The Rich Tool Co., of Chicago, made the valves.

The Gibson Co., of Muskegon, Mich., made the springs.

The Packard Co. made all the patterns for the aluminum castings, which were produced by the General Aluminum & Brass Manufacturing Co., of Detroit.

The Packard Motor Car Co. used many of its own dies in order to obtain suitable drop forgings speedily, and also made all necessary new dies not made elsewhere.

As these various parts were turned out they were hurried to the tool room of the Packard Co., where the assembling of the model engines was in progress.

Before the models were built, however, extraordinary precautions had been taken to insure that the mechanism would be as perfect as American engineering skill could make it. The plans as developed were submitted to H. M. Crane, the engineer of the Simplex Motor Car Co. and of the Wright-Martin Aircraft Corporation, who had made a special study of aviation engines in Europe, and who for upward of a year had been working on the production of the Hispano-Suiza 150-horsepower engine in this country. He looked the plans over, and so did David Fergusson, chief engineer of the Pierce-Arrow Motor Car Co. Many other of the best experts in the country in the production of internal-combustion motors constructively criticized the plans, these including such men as Henry M. Leland and George H. Layng, of the Cadillac Motor Car Co., and F. F. Beall and Edward Roberts, of the Packard Car Co.

When the engineers were through, the practical production men were given their turn. The plane and engine builders examined the plans to make sure that each minute part was so designed as to make it most adaptable to quantity production. The scrutiny of the Liberty plans went back in the production scale even farther than this; for the actual builders of machine tools were called in to examine the specifications and to suggest modifications, if necessary, that would make the production of parts most feasible in machine tools either of existing types or of easiest manufacture.

Thus scrutinized and criticized, the plans of the engine were the best from every point of view which American industrial genius could produce in the time which was available. It was due to this exhaustive preliminary study that no radical changes were ever made in the original design. The Liberty engine was not the materialization of magic nor the product of any single individual or company, but it was a well-considered and carefully prepared design based on large practical aviation-engine experience.

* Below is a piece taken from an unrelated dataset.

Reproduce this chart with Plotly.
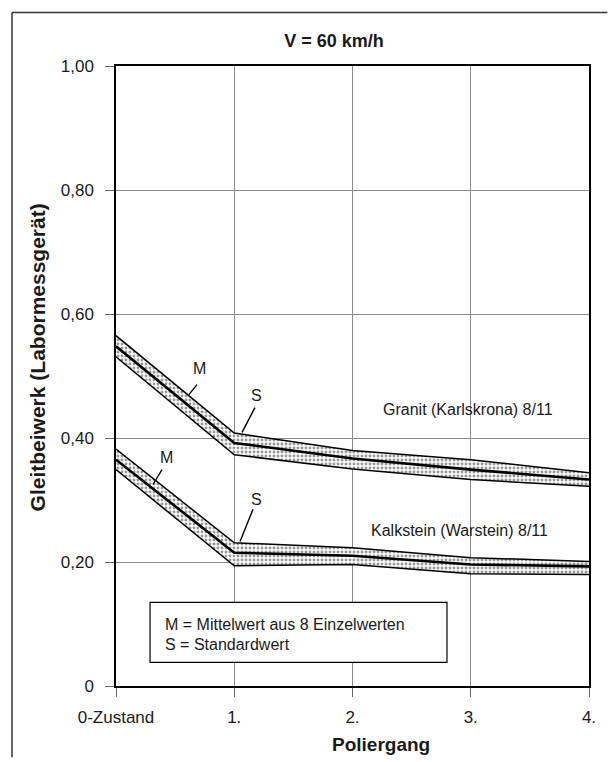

On July 4, 1917, the first 8-cylinder liberty engine was delivered in Washington. This was less than six weeks after Messrs. Hall and Vincent drew the first line of their plans. The same procedure was even then being repeated in the case of the 12-cylinder engine. By the 25th day of August the model 12-cylinder liberty had successfully passed its 50-hour test. In this test its power ranged from 301 to 320 horsepower.